*THE PROBLEM:* Extract all lines that hold "chart" from the records below.

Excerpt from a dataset
## START

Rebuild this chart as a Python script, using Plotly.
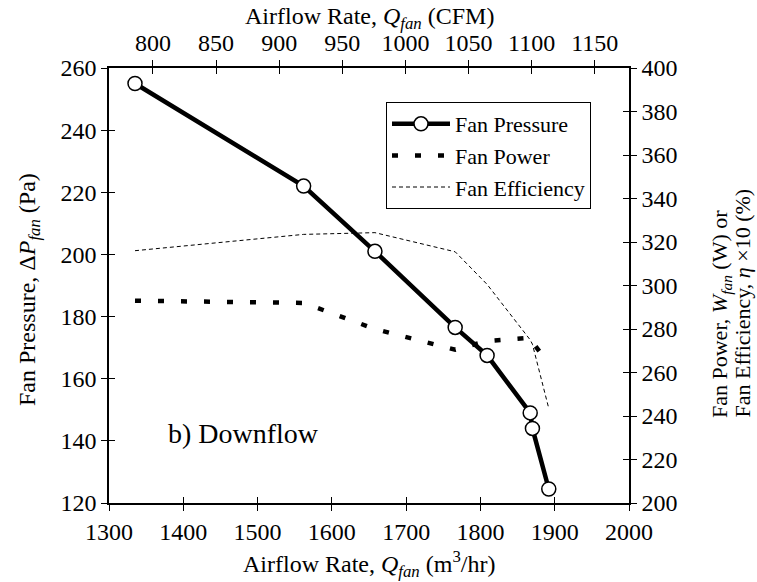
import plotly.graph_objects as go

# Data
airflow_m3h = [1335, 1562, 1658, 1766, 1809, 1867, 1870, 1892]
fan_pressure = [255, 222, 201, 176.5, 167.5, 149, 144, 124.5]
fan_power = [293, 292, 280, 270.5, 274.5, 276, 274, 264]
fan_efficiency = [316, 323.5, 324.3, 315.5, 300.5, 275, 273, 243.5]

x_ticks = [1300, 1400, 1500, 1600, 1700, 1800, 1900, 2000]
cfm_ticks = [800, 850, 900, 950, 1000, 1050, 1100, 1150]
left_ticks = [120, 140, 160, 180, 200, 220, 240, 260]
right_ticks = [200, 220, 240, 260, 280, 300, 320, 340, 360, 380, 400]
M3H_PER_CFM = 1.699

FONT = "Liberation Serif, Times New Roman, serif"
TICKF = dict(family=FONT, size=24, color="black")
TITLE_SIZE = 24

W, H = 757, 582
L, R, T, B = 109, 629, 68, 503   # plot area in page pixels


def px(x):
    return (x - L) / (R - L)


def py(y):
    return (B - y) / (B - T)


fig = go.Figure()
fig.add_trace(go.Scatter(
    x=airflow_m3h, y=fan_pressure, name="Fan Pressure", mode="lines+markers",
    line=dict(color="black", width=4.5),
    marker=dict(symbol="circle", size=14, color="white", line=dict(color="black", width=1.5)),
    xaxis="x", yaxis="y"))
fig.add_trace(go.Scatter(
    x=airflow_m3h, y=fan_power, name="Fan Power", mode="lines",
    line=dict(color="black", width=4.5, dash="6px,17px"),
    xaxis="x", yaxis="y2"))
fig.add_trace(go.Scatter(
    x=airflow_m3h, y=fan_efficiency, name="Fan Efficiency", mode="lines",
    line=dict(color="black", width=1, dash="4px,3px"),
    xaxis="x", yaxis="y2"))
# empty traces to register the helper axes (top CFM axis, inner tick axes)
for xa, ya in [("x2", "y"), ("x3", "y"), ("x4", "y"), ("x", "y3"), ("x", "y4")]:
    fig.add_trace(go.Scatter(x=[], y=[], showlegend=False, xaxis=xa, yaxis=ya, hoverinfo="skip"))

xr = [1300, 2000]
cfm_r = [1300 / M3H_PER_CFM, 2000 / M3H_PER_CFM]
common = dict(showgrid=False, zeroline=False, ticklen=6, tickwidth=1.3, tickcolor="black")

fig.update_layout(
    width=W, height=H,
    margin=dict(l=L, r=W - R, t=T, b=H - B),
    paper_bgcolor="white", plot_bgcolor="white",
    font=dict(family=FONT, color="black"),
    xaxis=dict(range=xr, tickvals=x_ticks, ticks="outside", showline=True, linecolor="black",
               linewidth=1.5, tickfont=TICKF, **common),
    xaxis2=dict(range=xr, tickvals=x_ticks, ticks="inside", showticklabels=False,
                overlaying="x", side="bottom", anchor="y", showline=False, **common),
    xaxis3=dict(range=cfm_r, tickvals=cfm_ticks, ticks="outside", showline=True, linecolor="black",
                linewidth=1.5, tickfont=TICKF, overlaying="x", side="top", anchor="y", **common),
    xaxis4=dict(range=cfm_r, tickvals=cfm_ticks, ticks="inside", showticklabels=False,
                overlaying="x", side="top", anchor="y", showline=False, **common),
    yaxis=dict(range=[120, 260], tickvals=left_ticks, ticks="outside", showline=True,
               linecolor="black", linewidth=1.5, tickfont=TICKF, **common),
    yaxis3=dict(range=[120, 260], tickvals=left_ticks, ticks="inside", showticklabels=False,
                overlaying="y", side="left", anchor="x", showline=False, **common),
    yaxis2=dict(range=[200, 400], tickvals=right_ticks, ticks="outside", showline=True,
                linecolor="black", linewidth=1.5, tickfont=TICKF,
                overlaying="y", side="right", anchor="x", **common),
    yaxis4=dict(range=[200, 400], tickvals=right_ticks, ticks="inside", showticklabels=False,
                overlaying="y", side="right", anchor="x", showline=False, **common),
    legend=dict(x=px(386), y=py(102), xanchor="left", yanchor="top",
                bgcolor="white", bordercolor="black", borderwidth=1,
                font=dict(family=FONT, size=22), tracegroupgap=0, itemwidth=58),
    showlegend=True,
    annotations=[
        dict(text="b) Downflow", x=px(166), y=py(433), xref="paper", yref="paper",
             xanchor="left", yanchor="middle", showarrow=False, font=dict(family=FONT, size=28)),
        dict(text="Airflow Rate, <i>Q</i><sub><i>fan</i></sub> (CFM)",
             x=0.5, y=py(18), xref="paper", yref="paper", xanchor="center", yanchor="middle",
             showarrow=False, font=dict(family=FONT, size=TITLE_SIZE)),
        dict(text="Airflow Rate, <i>Q</i><sub><i>fan</i></sub> (m<sup>3</sup>/hr)",
             x=0.5, y=py(564), xref="paper", yref="paper", xanchor="center", yanchor="middle",
             showarrow=False, font=dict(family=FONT, size=TITLE_SIZE)),
        dict(text="Fan Pressure, Δ<i>P</i><sub><i>fan</i></sub> (Pa)",
             x=px(29), y=py(290), xref="paper", yref="paper", xanchor="center", yanchor="middle",
             textangle=-90, showarrow=False, font=dict(family=FONT, size=TITLE_SIZE)),
        dict(text="Fan Power, <i>W</i><sub><i>fan</i></sub> (W) or",
             x=px(721), y=py(420), xref="paper", yref="paper", xanchor="center", yanchor="bottom",
             textangle=-90, showarrow=False, font=dict(family=FONT, size=22)),
        dict(text="Fan Efficiency, <i>η</i> ×10 (%)",
             x=px(742), y=py(420), xref="paper", yref="paper", xanchor="center", yanchor="bottom",
             textangle=-90, showarrow=False, font=dict(family=FONT, size=22)),
    ],
)

# remove the page's default body margin so the figure sits at the window origin
fig.write_html("out.html", config={"displayModeBar": False},
               post_script="document.body.style.margin='0px';")
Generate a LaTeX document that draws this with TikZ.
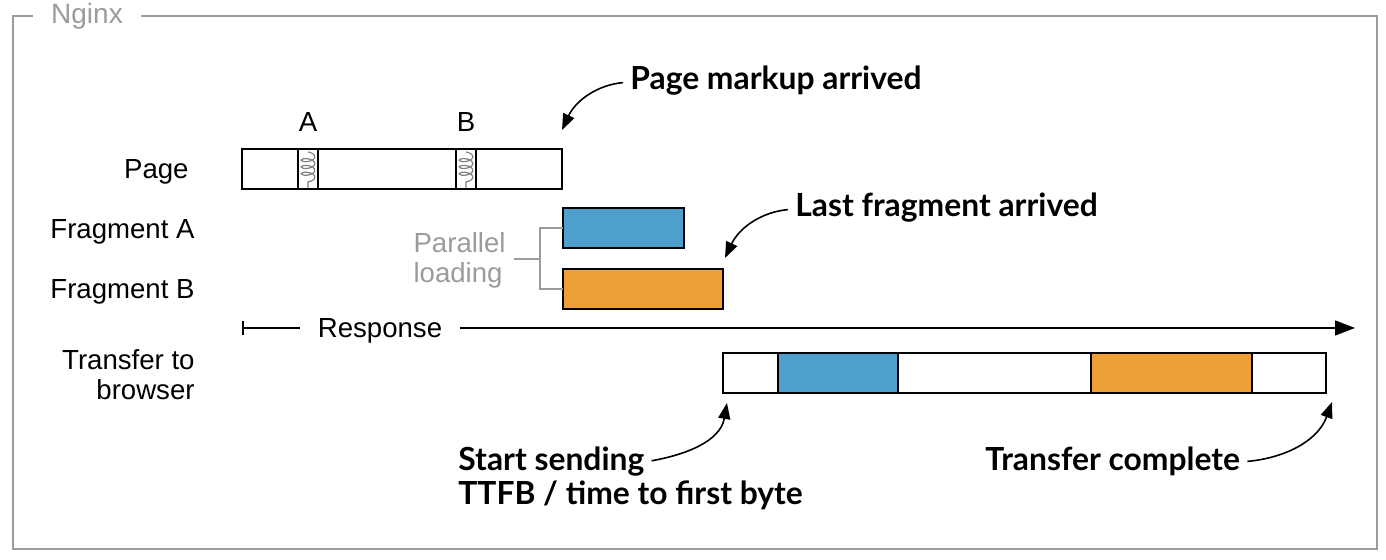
\documentclass[tikz,border=0pt]{standalone}
\usepackage{fontspec}
\setmainfont{Liberation Sans}
\newfontfamily\calloutfont{Lato}
\usetikzlibrary{positioning,arrows.meta,decorations.pathmorphing}

\definecolor{fragblue}{HTML}{4E9FCC}
\definecolor{fragorange}{HTML}{EE9F38}
\definecolor{boxgray}{HTML}{9B9B9B}

\tikzset{
  bar/.style={draw, line width=0.9pt, anchor=north west, minimum height=20pt, inner sep=0pt, outer sep=0pt},
  slot/.style={bar, minimum width=10pt},
  labelfont/.style={font=\fontsize{13.8}{15}\selectfont},
  rowlabel/.style={labelfont, anchor=east, align=right, inner sep=0pt},
  callout/.style={anchor=base west, inner sep=0pt, font=\calloutfont\bfseries\fontsize{15.9}{20}\selectfont},
  pointer/.style={-{Triangle[length=8pt,width=6pt]}, line width=0.8pt, shorten <=3.5pt},
  spring/.style={decorate, decoration={coil, amplitude=3.4pt, segment length=3.4pt, aspect=0.45}, draw=gray, line width=0.6pt},
  bracket/.style={draw=boxgray, line width=0.8pt},
}

\begin{document}
\begin{tikzpicture}[x=0.5pt, y=0.5pt]
  \useasboundingbox (0,0) rectangle (1386,560);

  % Set up the frame
  \node[text=boxgray, font=\fontsize{14}{17}\selectfont, inner xsep=9pt] (nginx) at (87,544) {Nginx};
  \draw[boxgray, line width=1pt] (nginx.east) -- (1377,544) -- (1377,11) -- (13,11) -- (13,544) -- (nginx.west);

  % Set up the rows
  \node[rowlabel] (lpage) at (189,388) {Page};
  \node[rowlabel] (lfraga) at (195,328) {Fragment A};
  \node[rowlabel] (lfragb) at (195,268) {Fragment B};
  \node[rowlabel] (ltransfer) at (195,185) {Transfer to\\browser};

  % Page with its two slots
  \node[bar, minimum width=160pt] (page) at (242,411) {};
  \node[slot] (slota) at (298,411) {};
  \node[slot] (slotb) at (456,411) {};
  \draw[spring] ([yshift=-1.5pt]slota.north) -- ([yshift=0.5pt]slota.south);
  \draw[spring] ([yshift=-1.5pt]slotb.north) -- ([yshift=0.5pt]slotb.south);
  \node[labelfont, above=5pt of slota] (la) {A};
  \node[labelfont, above=5pt of slotb] (lb) {B};

  % Fragments
  \node[bar, fill=fragblue, minimum width=60.5pt] (fraga) at (563,352) {};
  \node[bar, fill=fragorange, minimum width=80pt] (fragb) at (563,291) {};
  \node[labelfont, text=boxgray, anchor=east, align=left, inner sep=4pt] (parallel) at (514,300) {Parallel\\loading};
  \coordinate (fork) at (540,301);
  \draw[bracket] (fraga.west) -| (fork) |- (fragb.west);
  \draw[bracket] (parallel.east |- fork) -- (fork);

  % Response
  \coordinate (respstart) at (242,232);
  \coordinate (respend) at (1355,232);
  \node[labelfont, inner xsep=8.5pt] (response) at (380,229) {Response};
  \draw[{Bar[width=7pt]}-, line width=0.8pt] (respstart) -- (respstart -| response.west);
  \draw[-{Triangle[length=10pt,width=7.5pt]}, line width=0.8pt] (respstart -| response.east) -- (respend);

  % Transfer to browser
  \node[bar, minimum width=301.5pt] (transfer) at (723,207) {};
  \node[bar, fill=fragblue, minimum width=60pt] (tblue) at (778,207) {};
  \node[bar, fill=fragorange, minimum width=80.5pt] (torange) at (1091,207) {};

  % Callouts
  \node[callout] (markup) at (630,470) {Page markup arrived};
  \node[callout] (last) at (795,343) {Last fragment arrived};
  \node[callout] (start) at (458,89) {Start sending};
  \node[callout] (ttfb) at (458,55) {TTFB / time to first byte};
  \node[callout] (complete) at (985,89) {Transfer complete};

  % Add the arrows
  \draw[pointer] ([yshift=4pt]markup.base west) to[out=185, in=65] ([yshift=9.5pt]page.north east);
  \draw[pointer] ([yshift=4pt]last.base west) to[out=185, in=65] ([xshift=1pt,yshift=5.5pt]fragb.north east);
  \draw[pointer] ([yshift=4.5pt]start.base east) to[out=10, in=-100] ([xshift=2pt,yshift=-5pt]transfer.south west);
  \draw[pointer] ([yshift=4.5pt]complete.base east) to[out=5, in=-110] ([xshift=3pt,yshift=-4.5pt]transfer.south east);
\end{tikzpicture}
\end{document}
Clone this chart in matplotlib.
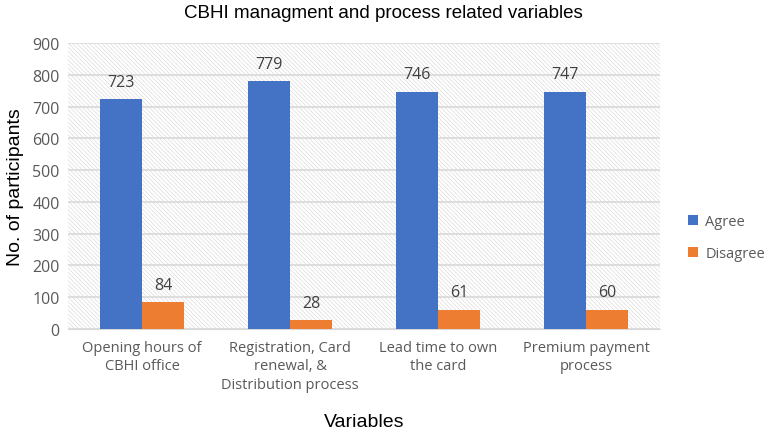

## END

*THE OUTPUT:*
Rebuild this chart as a Python script, using Plotly.
Clone this chart in matplotlib.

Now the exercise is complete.